Monte Pringle sits on his pickup tailgate beside his very large pumpkin, Whitey.
Pringle's Pumpkins
Aiming for 800
story and photos by
S
heela McLean
UPDATE 10/4: Monte Pringle’s pumpkins came in plenty big. The biggest, ‘Whitey’, landed at 473 pounds, which means Pringle broke his own record of 421 pounds, grown in 2010. ‘Pear’ tipped the scales at 260. The two that are both nicknamed ‘Runt’, grown from the same vine, weighed in at 160 and 91 pounds.
Pringle’s biggest pumpkins will be on display at the Pumpkin Fest held Saturday, September 5, at Windmill Farm on the Gold Creek Loop Road. Then he will transport them to the Winthrop Library, probably on Sunday, where they will be on view until about Wednesday, Pringle said.
After a summer of fertilizing, trimming and watering, Monte Pringle plans to harvest some really big pumpkins on Friday.
Monte Pringle explains the techniques of growing a really large pumpkin.
Pringle planted four pumpkin vines on private land out past the Winthrop Library and tennis courts. Three vines made it into the summer, one died. The three survivors have been carefully tended and now nourish some monster pumpkins. The biggest Pringle named Whitey, for its color. He believes it will weigh over 400 pounds. ‘Pear’ is the second largest: it tried to grow upside-down first, Pringle said.
“If I do 421 (pounds) I break my record,” he added, and that’s the goal this year. He’d like to grow an 800-pounder someday.
Pringle has had his successes and failures. “ In 2010 I grew a 420 pound pumpkin in Richland…. in 2011 all plants and pumpkins were lost due to a beetle of some sort.” He didn’t try to grow any in 2012, so this is his come-back year, in the Methow Valley, where he’s living with and helping his father, Bud Pringle.
“I’ve pretty much overwhelmed myself,” he laughs. “It’s just kind of fun.” He has had help from his relatives, the Belsbys.
“The key is to bury the vines as they grow to promote more roots,” Pringle explained—plus lots of manure and fish fertilizer. “Boy, it stinks every time” when he applies the fish fertilizer, he said.

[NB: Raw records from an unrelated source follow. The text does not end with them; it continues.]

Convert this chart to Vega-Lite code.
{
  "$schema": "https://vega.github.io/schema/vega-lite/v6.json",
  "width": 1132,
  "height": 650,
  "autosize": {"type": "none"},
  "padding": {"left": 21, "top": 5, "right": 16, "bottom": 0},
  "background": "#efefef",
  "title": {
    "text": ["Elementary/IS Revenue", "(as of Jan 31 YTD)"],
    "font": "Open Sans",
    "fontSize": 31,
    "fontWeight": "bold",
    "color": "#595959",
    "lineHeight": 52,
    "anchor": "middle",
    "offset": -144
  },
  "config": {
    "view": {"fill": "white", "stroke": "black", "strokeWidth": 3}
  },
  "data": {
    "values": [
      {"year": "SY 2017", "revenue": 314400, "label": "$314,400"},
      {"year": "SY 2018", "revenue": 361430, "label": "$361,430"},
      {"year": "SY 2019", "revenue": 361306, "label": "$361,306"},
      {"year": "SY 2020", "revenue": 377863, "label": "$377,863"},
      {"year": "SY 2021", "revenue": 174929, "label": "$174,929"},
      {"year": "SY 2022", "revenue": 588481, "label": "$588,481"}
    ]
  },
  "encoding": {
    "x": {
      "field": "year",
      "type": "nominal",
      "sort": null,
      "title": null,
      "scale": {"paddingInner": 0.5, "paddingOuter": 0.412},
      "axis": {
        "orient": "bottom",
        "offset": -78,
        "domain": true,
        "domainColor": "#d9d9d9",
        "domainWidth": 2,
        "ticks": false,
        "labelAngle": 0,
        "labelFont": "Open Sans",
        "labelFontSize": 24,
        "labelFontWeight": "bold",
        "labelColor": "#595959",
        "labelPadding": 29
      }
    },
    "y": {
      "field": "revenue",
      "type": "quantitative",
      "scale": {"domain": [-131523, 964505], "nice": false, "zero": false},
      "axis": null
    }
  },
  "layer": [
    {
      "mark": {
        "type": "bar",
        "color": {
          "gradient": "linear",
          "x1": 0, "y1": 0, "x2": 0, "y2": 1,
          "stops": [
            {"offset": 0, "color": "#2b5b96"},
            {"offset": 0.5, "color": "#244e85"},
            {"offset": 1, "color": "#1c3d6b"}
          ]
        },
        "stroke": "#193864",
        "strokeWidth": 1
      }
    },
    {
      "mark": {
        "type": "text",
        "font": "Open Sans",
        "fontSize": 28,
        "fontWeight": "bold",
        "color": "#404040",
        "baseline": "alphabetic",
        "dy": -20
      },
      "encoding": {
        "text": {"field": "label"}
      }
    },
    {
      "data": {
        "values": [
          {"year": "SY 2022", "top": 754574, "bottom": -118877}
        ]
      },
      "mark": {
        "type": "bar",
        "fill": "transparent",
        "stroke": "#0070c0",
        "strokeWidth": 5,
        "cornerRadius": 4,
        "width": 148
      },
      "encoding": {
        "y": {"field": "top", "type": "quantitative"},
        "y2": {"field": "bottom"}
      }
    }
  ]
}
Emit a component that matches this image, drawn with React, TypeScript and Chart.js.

And “each time I used it, a bear came along, a little black bear,” spotted from the nearby house. The garden’s soil includes cow manure and top soil from Spring Creek Ranch. A soaker hose irrigates the pumpkin patch. That’s better for pollinating, Pringle said—sprinklers can wash away pollen.
Pringle’s hand is dwarfed by one of the pumpkins he grew.
The vines he pruned constantly: he kept just a couple lateral vines going, and picked off all extra vine buds and young pumpkins.
The three biggest pumpkins from the patch will provide seeds for next year. “They will be available for others” also, Pringle promised.
Pringle’s pumpkin mentor is Joel Holland, a man whose website claims he has grown 40 pumpkins that weighted over 1,000 pounds each. (The world record is a 2,009 pound behemoth, according to the internet.) Pringle uses Holland seeds.
Monte Pringle shows the Winthrop scale that will weigh the pumpkin—which he will move with a backhoe.
Stand by for more information: The Methow Grist will publish the results of the Friday weigh-in. Plus, the biggest pumpkin should be on view this weekend at the Winthrop library. Pringle has worked with the town and with librarian Sally Portman to get permission to set it (gently) on the library porch.
Pringle mentioned another pumpkin event in the lower valley: October 5, the Kids’ Pumpkin Fest at Windmill Farm on the Gold Creek Loop Road will feature “games, prizes, candy, (a) country store, (a) hayride and of course buying the perfect pumpkin” according to a post on the Methow Grist.
Pringle has been an electrician for 30 years. His own home is in Wenatchee, and he gets dispatched to jobs as a member of the International Brotherhood of Electric Workers. He’s worked as an electrician on jobs for Microsoft, REI, Alcoa and at Hanford, he said. Pringle is related to the Badger, Boesel and LaRue pioneering Methow Valley families, he said, and to a “Pringle from the Bridgeport bar” on the Columbia River.